The three core types of telemetry data that provide a comprehensive view of a system’s health: Metrics, Logs, and Traces.

What It Is

  • Metrics: Numeric representations of data measured over time (e.g., CPU usage, request latency). They are cheap to store and good for dashboards and alerting.
  • Logs: Immutable, timestamped records of discrete events. They provide detailed, contextual information about what occurred at a specific point in time.
  • Traces: A representation of a single request as it flows through a distributed system. Traces are made up of spans, which represent individual operations.

Why It Exists

To provide a framework for understanding and debugging complex systems.
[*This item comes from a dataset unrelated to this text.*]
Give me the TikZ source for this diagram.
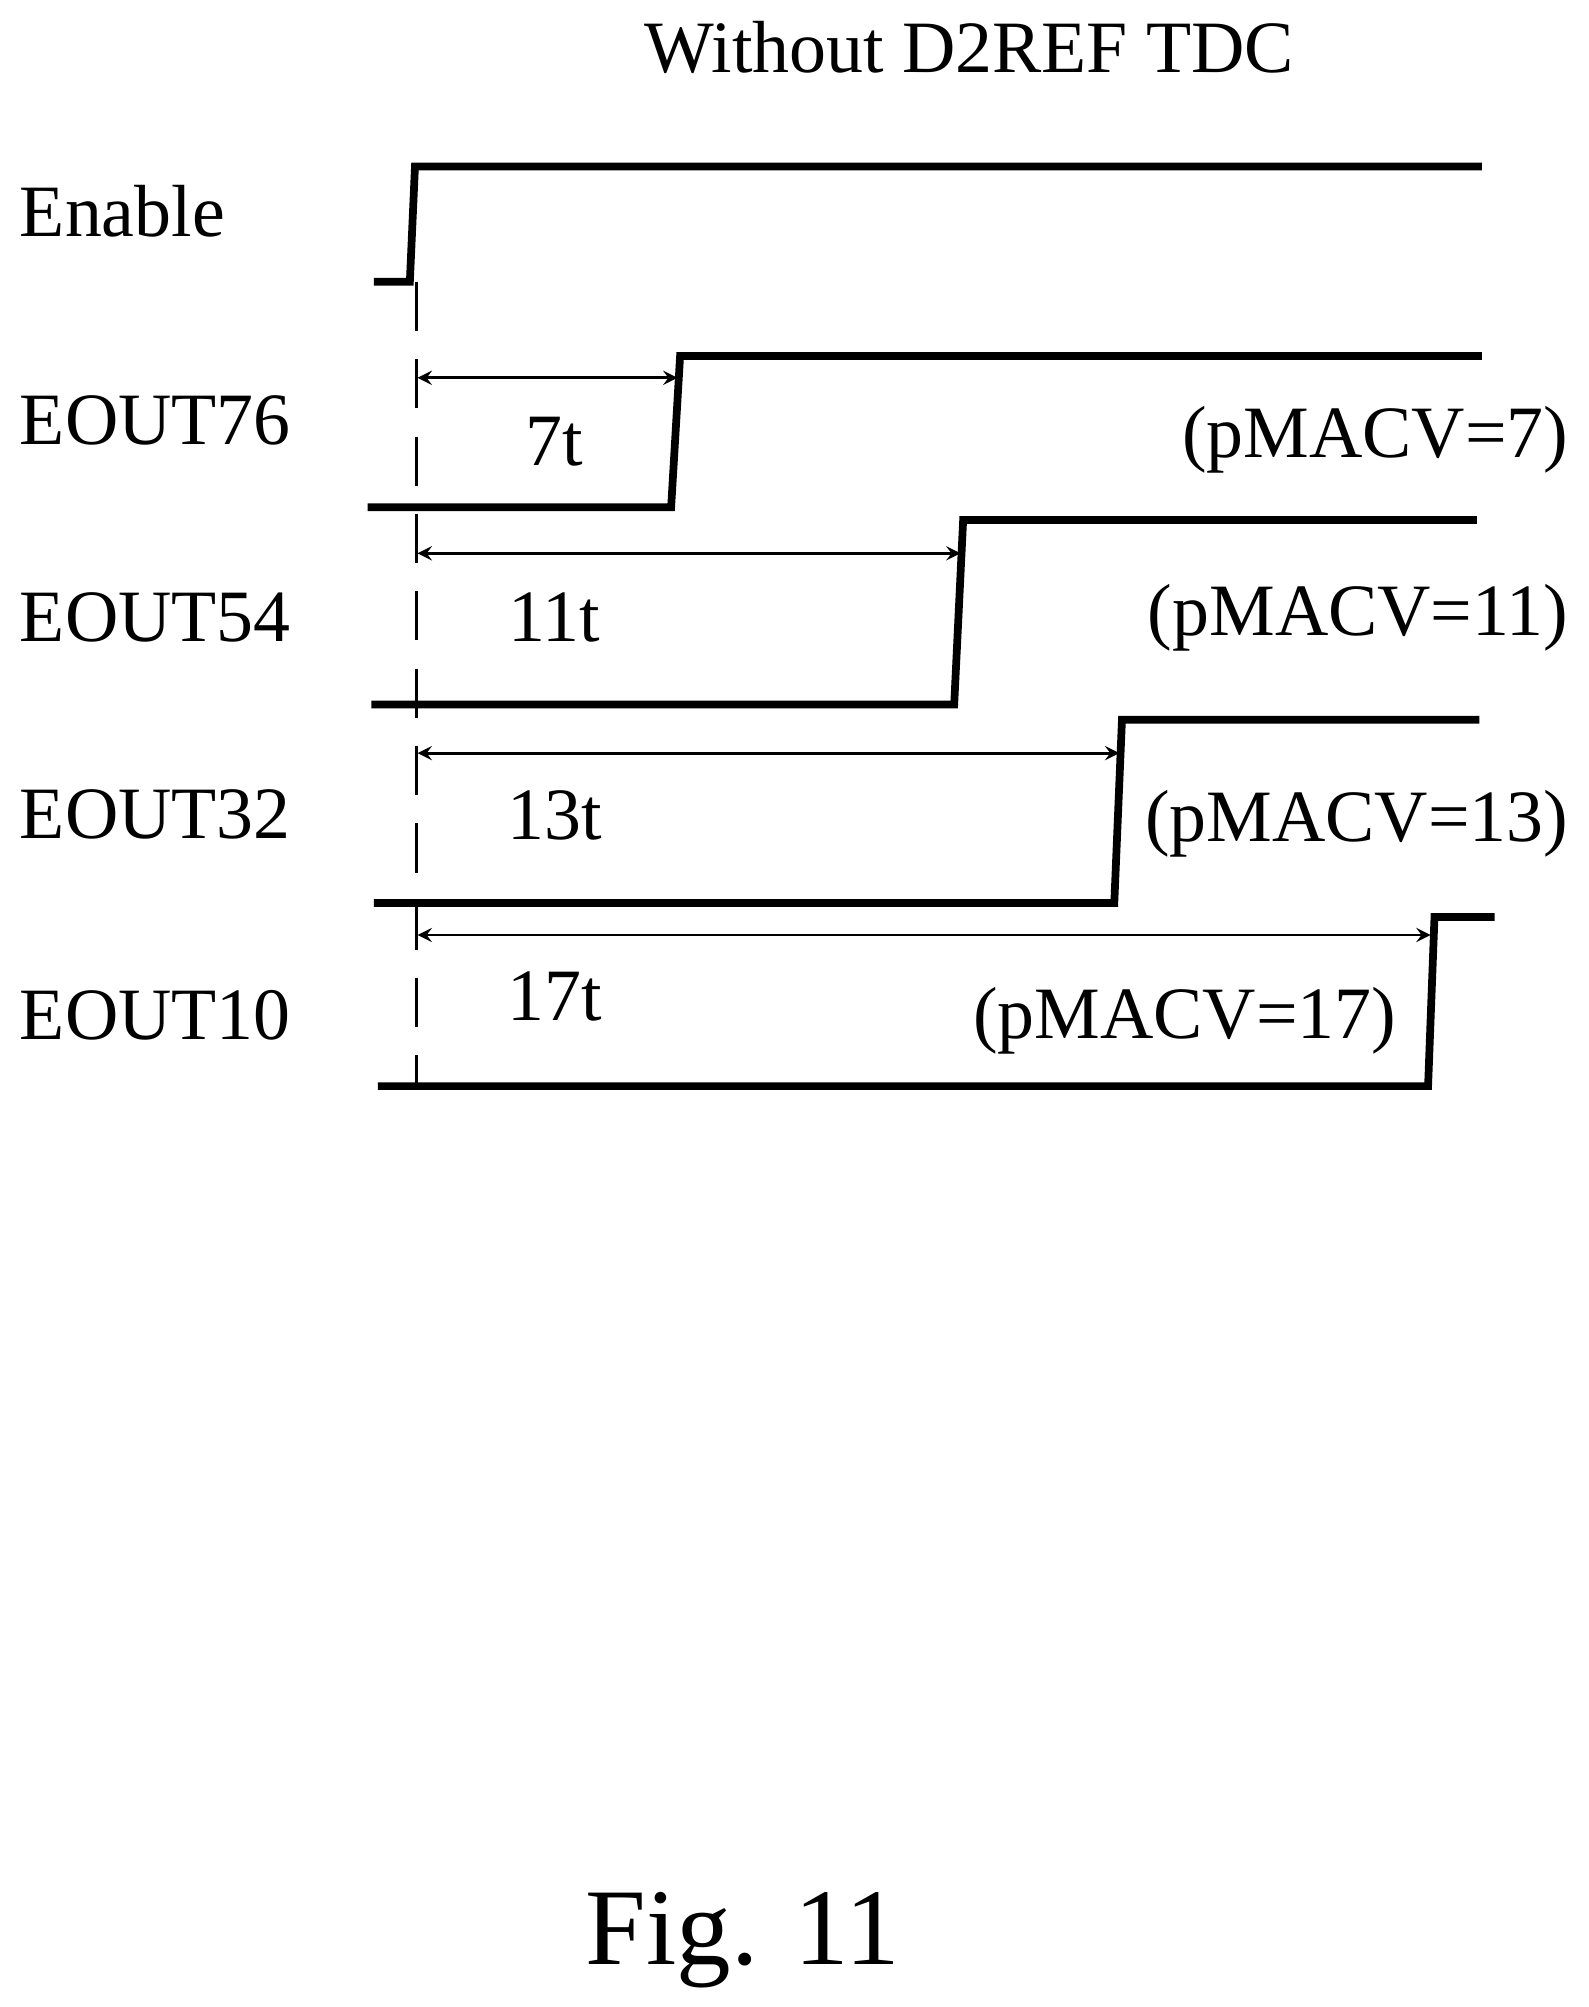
\documentclass[tikz,border=0pt]{standalone}
\usepackage{fontspec}
\setmainfont{Liberation Serif}
\usetikzlibrary{arrows}
\begin{document}
\begin{tikzpicture}[
        x=0.0128cm,y=-0.0128cm,
        lbl/.style={font=\fontsize{21}{24}\selectfont, inner sep=0pt},
        sig/.style={line width=2.2pt},
        dim/.style={thin,<->,>=stealth, line width=0.8pt},
    ]
    \useasboundingbox (0,0) rectangle (1240,1567);
    \node[lbl] (title) at (757,37) {Without D2REF TDC};
    \node[lbl,anchor=west] (en) at (15,165) {Enable};
    \node[lbl,anchor=west] (e76) at (15,328) {EOUT76};
    \node[lbl,anchor=west] (e54) at (15,482) {EOUT54};
    \node[lbl,anchor=west] (e32) at (15,636) {EOUT32};
    \node[lbl,anchor=west] (e10) at (15,793) {EOUT10};
    % signals
    \draw[sig] (292,220) -- (320,220) -- (324,130) -- (1157,130);
    \draw[sig] (287,396) -- (524,396) -- (531,278) -- (1157,278);
    \draw[sig] (290,550) -- (745,550) -- (752,406) -- (1153,406);
    \draw[sig] (292,705) -- (870,705) -- (876,562) -- (1155,562);
    \draw[sig] (295,848) -- (1115,848) -- (1120,716) -- (1167,716);
    \draw[dashed, line width=1pt, dash pattern=on 14pt off 8pt] (325,220) -- (325,848);
    % intervals
    \draw[dim] (326,295) -- (529,295);
    \draw[dim] (326,432) -- (750,432);
    \draw[dim] (326,588) -- (874,588);
    \draw[dim] (326,730) -- (1117,730);
    \node[lbl] (t7) at (433,345) {7t};
    \node[lbl] (t11) at (433,482) {11t};
    \node[lbl] (t13) at (433,637) {13t};
    \node[lbl] (t17) at (433,778) {17t};
    \node[lbl,anchor=east] (p7) at (1225,343) {(pMACV=7)};
    \node[lbl,anchor=east] (p11) at (1225,482) {(pMACV=11)};
    \node[lbl,anchor=east] (p13) at (1225,643) {(pMACV=13)};
    \node[lbl] (p17) at (925,797) {(pMACV=17)};
    \node[font=\fontsize{31}{36}\selectfont, inner sep=0pt] (fig) at (580,1515) {Fig. 11};
\end{tikzpicture}
\end{document}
Each pillar provides a different perspective, and together they give a more complete picture than any one pillar alone.

How It Works

  • Metrics tell you what is happening.
  • Logs tell you why it is happening for a specific event.
  • Traces tell you where in the system the problem is.

Tradeoffs

Metrics

  • Pros: Cheap, efficient, good for aggregation.
  • Cons: Lack context.

Logs

  • Pros: Rich context.
  • Cons: Expensive to store and query, can be unstructured.

Traces

  • Pros: Great for debugging latency in distributed systems.
  • Cons: Can be complex to set up, sampling may miss rare events.

Failure Modes

  • Relying on only one pillar: For example, having metrics but no logs to explain why a metric has spiked.
  • Uncorrelated data: Having all three pillars but no way to link them together (e.g., finding the logs for a specific trace).

Interview Traps

  • Not being able to explain the role of each pillar.
  • Not understanding that they are complementary, not mutually exclusive.

Real-World Usage

  • Modern observability platforms (like Datadog, New Relic, Honeycomb) are built around these three pillars.

Anti-Patterns

  • Putting high-cardinality data (like user IDs) in metric tags, which can cause an “explosion” of time series.
  • Logging unstructured text that is hard to parse and query.